REQUIRED WORK:
Reproduce the top of the data verbatim, through and including the line that contains "const bondFill = makePattern('#727272', '#cfcfcf');".

SUPPLIED INFORMATION:
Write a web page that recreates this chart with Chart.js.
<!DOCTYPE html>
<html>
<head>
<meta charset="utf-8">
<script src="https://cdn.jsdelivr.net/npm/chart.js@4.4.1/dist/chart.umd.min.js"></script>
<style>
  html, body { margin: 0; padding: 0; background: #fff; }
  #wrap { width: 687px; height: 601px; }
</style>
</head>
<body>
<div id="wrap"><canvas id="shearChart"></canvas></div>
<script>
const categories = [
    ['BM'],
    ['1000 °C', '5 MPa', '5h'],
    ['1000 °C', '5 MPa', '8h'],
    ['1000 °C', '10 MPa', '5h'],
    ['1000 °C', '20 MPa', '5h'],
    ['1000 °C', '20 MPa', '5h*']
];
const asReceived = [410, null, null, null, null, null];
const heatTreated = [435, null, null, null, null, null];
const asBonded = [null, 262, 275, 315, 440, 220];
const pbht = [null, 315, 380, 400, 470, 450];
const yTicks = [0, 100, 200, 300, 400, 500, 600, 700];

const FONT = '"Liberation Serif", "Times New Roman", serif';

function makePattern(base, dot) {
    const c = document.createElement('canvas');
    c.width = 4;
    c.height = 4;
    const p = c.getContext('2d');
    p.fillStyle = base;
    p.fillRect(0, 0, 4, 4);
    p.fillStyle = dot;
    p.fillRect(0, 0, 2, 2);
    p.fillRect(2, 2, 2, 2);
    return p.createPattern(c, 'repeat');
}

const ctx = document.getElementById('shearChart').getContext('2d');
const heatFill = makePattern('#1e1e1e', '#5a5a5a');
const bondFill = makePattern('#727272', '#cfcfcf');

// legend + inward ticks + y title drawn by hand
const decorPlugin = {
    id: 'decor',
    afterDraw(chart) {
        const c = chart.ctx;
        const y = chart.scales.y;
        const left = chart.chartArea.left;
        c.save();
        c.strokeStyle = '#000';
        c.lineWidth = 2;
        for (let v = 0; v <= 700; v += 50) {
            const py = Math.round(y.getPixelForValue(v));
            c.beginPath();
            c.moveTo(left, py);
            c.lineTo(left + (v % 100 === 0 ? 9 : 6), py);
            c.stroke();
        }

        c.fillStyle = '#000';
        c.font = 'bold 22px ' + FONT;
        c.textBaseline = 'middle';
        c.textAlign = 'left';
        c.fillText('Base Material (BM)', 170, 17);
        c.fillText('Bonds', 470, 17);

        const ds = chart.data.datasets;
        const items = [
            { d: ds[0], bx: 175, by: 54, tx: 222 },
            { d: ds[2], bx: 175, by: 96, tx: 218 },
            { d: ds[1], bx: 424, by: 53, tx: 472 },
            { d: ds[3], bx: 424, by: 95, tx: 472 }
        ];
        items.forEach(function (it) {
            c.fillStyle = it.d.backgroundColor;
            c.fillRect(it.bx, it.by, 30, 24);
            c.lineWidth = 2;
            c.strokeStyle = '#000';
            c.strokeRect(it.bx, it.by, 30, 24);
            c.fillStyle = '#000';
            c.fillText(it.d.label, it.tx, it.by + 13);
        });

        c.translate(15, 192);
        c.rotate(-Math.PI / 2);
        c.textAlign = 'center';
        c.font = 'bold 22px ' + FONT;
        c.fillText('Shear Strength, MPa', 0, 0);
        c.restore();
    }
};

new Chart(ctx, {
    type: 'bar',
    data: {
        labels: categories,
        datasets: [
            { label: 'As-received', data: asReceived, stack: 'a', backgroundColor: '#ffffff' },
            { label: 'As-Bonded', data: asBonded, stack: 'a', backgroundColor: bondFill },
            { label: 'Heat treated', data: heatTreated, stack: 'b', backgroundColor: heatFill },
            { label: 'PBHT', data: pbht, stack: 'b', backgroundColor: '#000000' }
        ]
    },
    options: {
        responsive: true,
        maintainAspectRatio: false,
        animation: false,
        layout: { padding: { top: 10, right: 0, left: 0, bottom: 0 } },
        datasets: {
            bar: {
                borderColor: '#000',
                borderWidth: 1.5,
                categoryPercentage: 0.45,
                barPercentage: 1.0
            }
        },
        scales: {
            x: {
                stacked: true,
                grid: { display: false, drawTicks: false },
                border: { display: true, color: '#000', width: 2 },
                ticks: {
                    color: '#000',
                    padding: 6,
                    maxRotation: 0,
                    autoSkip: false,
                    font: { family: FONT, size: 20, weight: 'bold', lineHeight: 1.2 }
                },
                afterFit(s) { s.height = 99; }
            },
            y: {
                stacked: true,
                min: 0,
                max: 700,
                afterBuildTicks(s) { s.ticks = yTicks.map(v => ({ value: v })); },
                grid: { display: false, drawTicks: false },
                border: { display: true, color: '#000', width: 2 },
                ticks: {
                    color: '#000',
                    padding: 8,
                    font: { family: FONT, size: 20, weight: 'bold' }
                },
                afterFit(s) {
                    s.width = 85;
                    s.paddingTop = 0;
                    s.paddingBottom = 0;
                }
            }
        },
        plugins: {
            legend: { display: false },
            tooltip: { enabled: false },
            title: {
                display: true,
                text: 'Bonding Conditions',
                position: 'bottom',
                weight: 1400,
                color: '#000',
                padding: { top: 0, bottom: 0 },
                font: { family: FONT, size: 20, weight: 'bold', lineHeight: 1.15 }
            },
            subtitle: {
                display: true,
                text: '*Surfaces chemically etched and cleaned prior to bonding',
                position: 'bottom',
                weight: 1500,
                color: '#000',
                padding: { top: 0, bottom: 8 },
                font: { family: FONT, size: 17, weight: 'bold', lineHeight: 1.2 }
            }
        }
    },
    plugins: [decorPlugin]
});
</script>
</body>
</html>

ANSWER TO THE EXERCISE:
Write a web page that recreates this chart with Chart.js.
<!DOCTYPE html>
<html>
<head>
<meta charset="utf-8">
<script src="https://cdn.jsdelivr.net/npm/chart.js@4.4.1/dist/chart.umd.min.js"></script>
<style>
  html, body { margin: 0; padding: 0; background: #fff; }
  #wrap { width: 687px; height: 601px; }
</style>
</head>
<body>
<div id="wrap"><canvas id="shearChart"></canvas></div>
<script>
const categories = [
    ['BM'],
    ['1000 °C', '5 MPa', '5h'],
    ['1000 °C', '5 MPa', '8h'],
    ['1000 °C', '10 MPa', '5h'],
    ['1000 °C', '20 MPa', '5h'],
    ['1000 °C', '20 MPa', '5h*']
];
const asReceived = [410, null, null, null, null, null];
const heatTreated = [435, null, null, null, null, null];
const asBonded = [null, 262, 275, 315, 440, 220];
const pbht = [null, 315, 380, 400, 470, 450];
const yTicks = [0, 100, 200, 300, 400, 500, 600, 700];

const FONT = '"Liberation Serif", "Times New Roman", serif';

function makePattern(base, dot) {
    const c = document.createElement('canvas');
    c.width = 4;
    c.height = 4;
    const p = c.getContext('2d');
    p.fillStyle = base;
    p.fillRect(0, 0, 4, 4);
    p.fillStyle = dot;
    p.fillRect(0, 0, 2, 2);
    p.fillRect(2, 2, 2, 2);
    return p.createPattern(c, 'repeat');
}

const ctx = document.getElementById('shearChart').getContext('2d');
const heatFill = makePattern('#1e1e1e', '#5a5a5a');
const bondFill = makePattern('#727272', '#cfcfcf');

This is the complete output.